October is Residents’ Rights Month! This observance was created by the National Consumer Voice for Quality Long-Term Care, in order for care center residents and their families to be able to make informed decisions about their lives, and access high quality care.
It doesn’t matter where a senior lives – he or she has the right to make personal decisions about healthcare and how he or she wants to live. Senior communities help with ensuring seniors know their rights and can make changes as necessary. For example, most care communities provide residents with a service plan. This outlines the services, timing and frequency of those services, who is providing these options and how care is delivered while residing in the community.
Too many people think that once a senior is in a care community, he or she loses independence and personal rights. The truth is, the community staff do not have control over residents’ lives. Instead, they foster autonomy and wish to assist seniors in any way possible.
What if the senior cannot make important decisions?
While seniors have rights when living in a health care community, those rights may be waived if they are not in the right mental state to make important decisions. The staff does not take on this responsibility. Instead, health care choices, end-of-life plans and estate planning are all done by a person the senior has deemed with power of attorney. If seniors have not taken this important step, their loved ones may need to establish guardianship or speak with the senior’s lawyer to gain legal control to assist the senior. Many states have individual bills of rights pertaining to seniors to ensure they can maintain independence as long as possible and then explaining what happens once a senior can no longer manage his or her own affairs.

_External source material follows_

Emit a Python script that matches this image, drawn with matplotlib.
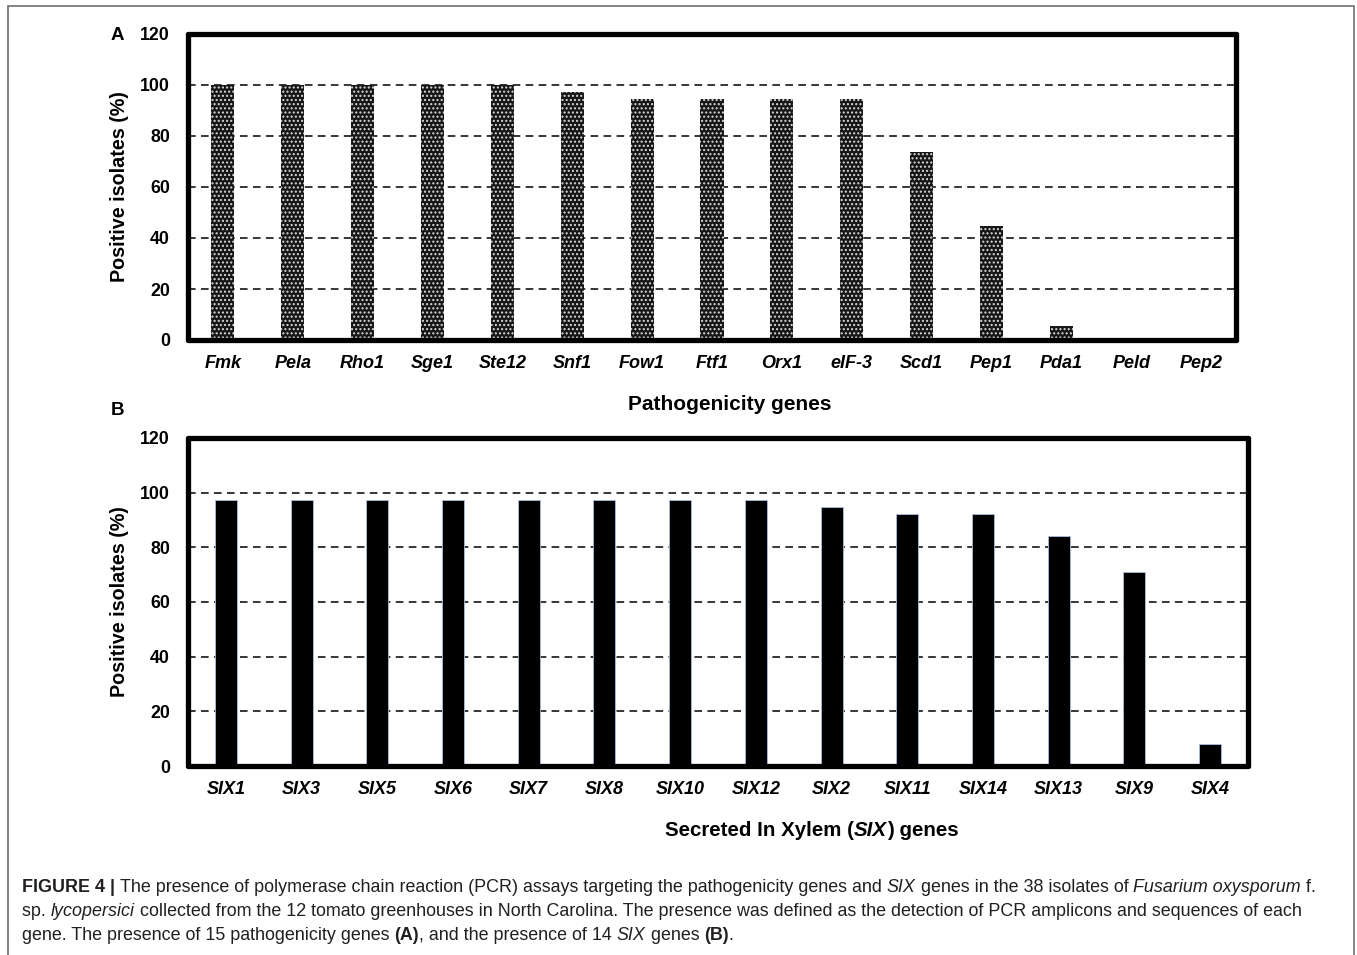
import matplotlib
matplotlib.use("Agg")
import matplotlib.pyplot as plt
from matplotlib.patches import Rectangle

plt.rcParams['font.family'] = ['Liberation Sans', 'DejaVu Sans']

# Panel A: pathogenicity genes (% of 38 isolates)
path_genes = ['Fmk', 'Pela', 'Rho1', 'Sge1', 'Ste12', 'Snf1', 'Fow1', 'Ftf1',
              'Orx1', 'eIF-3', 'Scd1', 'Pep1', 'Pda1', 'Peld', 'Pep2']
path_pct = [100, 100, 100, 100, 100, 97.4, 94.7, 94.7, 94.7, 94.7,
            73.7, 44.7, 5.3, 0, 0]

# Panel B: SIX genes (% of 38 isolates)
six_genes = ['SIX1', 'SIX3', 'SIX5', 'SIX6', 'SIX7', 'SIX8', 'SIX10', 'SIX12',
             'SIX2', 'SIX11', 'SIX14', 'SIX13', 'SIX9', 'SIX4']
six_pct = [97.4, 97.4, 97.4, 97.4, 97.4, 97.4, 97.4, 97.4,
           94.7, 92.1, 92.1, 84.2, 71.1, 7.9]

yticks = [0, 20, 40, 60, 80, 100, 120]

W, H = 1357, 955
fig = plt.figure(figsize=(W / 100, H / 100), dpi=100)


def px(x, y):
    return x / W, 1 - y / H


def style_axes(ax, n):
    ax.set_xlim(-0.5, n - 0.5)
    ax.set_ylim(0, 120)
    ax.set_yticks(yticks)
    ax.set_yticklabels([str(v) for v in yticks], fontsize=12.8, fontweight='bold')
    ax.tick_params(axis='both', length=0)
    ax.tick_params(axis='y', pad=13)
    ax.tick_params(axis='x', pad=11)
    for s in ax.spines.values():
        s.set_linewidth(3.8)
        s.set_capstyle('round')
        s.set_joinstyle('round')
    for v in yticks[1:-1]:
        ax.axhline(v, color='black', lw=1.1, ls=(0, (5, 3.5)), zorder=1)
    ax.set_ylabel('Positive isolates (%)', fontsize=14.2, fontweight='bold', labelpad=8)


# panel A
axA = fig.add_axes([188 / W, 1 - 340 / H, (1236 - 188) / W, (340 - 34) / H])
style_axes(axA, len(path_genes))
axA.bar(range(len(path_genes)), path_pct, width=0.33, color='#161616',
        edgecolor='#d8d8d8', linewidth=0, hatch='....', zorder=2)
axA.set_xticks(range(len(path_genes)))
axA.set_xticklabels(path_genes, fontsize=13, fontweight='bold', style='italic')

# panel B
axB = fig.add_axes([188 / W, 1 - 766 / H, (1248 - 188) / W, (766 - 438) / H])
style_axes(axB, len(six_genes))
axB.bar(range(len(six_genes)), six_pct, width=0.29, color='black',
        edgecolor='#a9bfdf', linewidth=0.6, zorder=2)
axB.set_xticks(range(len(six_genes)))
axB.set_xticklabels(six_genes, fontsize=13, fontweight='bold', style='italic')

# panel letters and x titles
fig.text(*px(117, 35), 'A', fontsize=13.5, fontweight='bold', ha='center', va='center')
fig.text(*px(117, 410), 'B', fontsize=13.5, fontweight='bold', ha='center', va='center')
fig.text(*px(730, 404), 'Pathogenicity genes', fontsize=15, fontweight='bold',
         ha='center', va='center')


def rich_line(x, y, runs, size, color='#231f20'):
    renderer = fig.canvas.get_renderer()
    cx = x
    for txt, weight, style in runs:
        t = fig.text(cx / W, 1 - y / H, txt, fontsize=size, fontweight=weight,
                     style=style, color=color, va='baseline', ha='left')
        bb = t.get_window_extent(renderer=renderer)
        cx += bb.width


rich_line(665, 836, [('Secreted In Xylem (', 'bold', 'normal'),
                     ('SIX', 'bold', 'italic'),
                     (') genes', 'bold', 'normal')], 14.8, color='black')

# outer frame
fig.add_artist(Rectangle((8 / W, -0.05), (1354 - 8) / W, 1.05 - 6 / H,
                         transform=fig.transFigure, fill=False,
                         edgecolor='#6e6e6e', lw=1.2))

cap = 12.9
rich_line(22, 892, [('FIGURE 4 | ', 'bold', 'normal'),
                    ('The presence of polymerase chain reaction (PCR) assays targeting the '
                     'pathogenicity genes and ', 'normal', 'normal'),
                    ('SIX', 'normal', 'italic'),
                    (' genes in the 38 isolates of ', 'normal', 'normal'),
                    ('Fusarium oxysporum', 'normal', 'italic'),
                    (' f.', 'normal', 'normal')], cap)
rich_line(22, 916, [('sp. ', 'normal', 'normal'),
                    ('lycopersici', 'normal', 'italic'),
                    (' collected from the 12 tomato greenhouses in North Carolina. The presence '
                     'was defined as the detection of PCR amplicons and sequences of each',
                     'normal', 'normal')], cap)
rich_line(22, 940, [('gene. The presence of 15 pathogenicity genes ', 'normal', 'normal'),
                    ('(A)', 'bold', 'normal'),
                    (', and the presence of 14 ', 'normal', 'normal'),
                    ('SIX', 'normal', 'italic'),
                    (' genes ', 'normal', 'normal'),
                    ('(B)', 'bold', 'normal'),
                    ('.', 'normal', 'normal')], cap)

fig.savefig('out.png', dpi=100)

What to know about a senior resident’s basic rights:
When a senior moves into an assisted living, skilled nursing or independent living community, he or she (and/or the person’s designated representative) receives a copy of the resident’s rights. This list should outline very important aspects the senior and/or caregiver should know about residing in the community. Some examples of such rights include:
- To receive medical care and personal assistance that is administered with respect and attention to the resident’s privacy and personal needs
- To receive information about service costs
- To participate in his or her own care plan and make changes as necessary
- To feel safe and make decisions with all the information at hand
- To access any personal records within a set time frame as legally designated for medical and financial purposes
Each senior community has its own rights, but they should all promote the autonomy and well-being of all residents.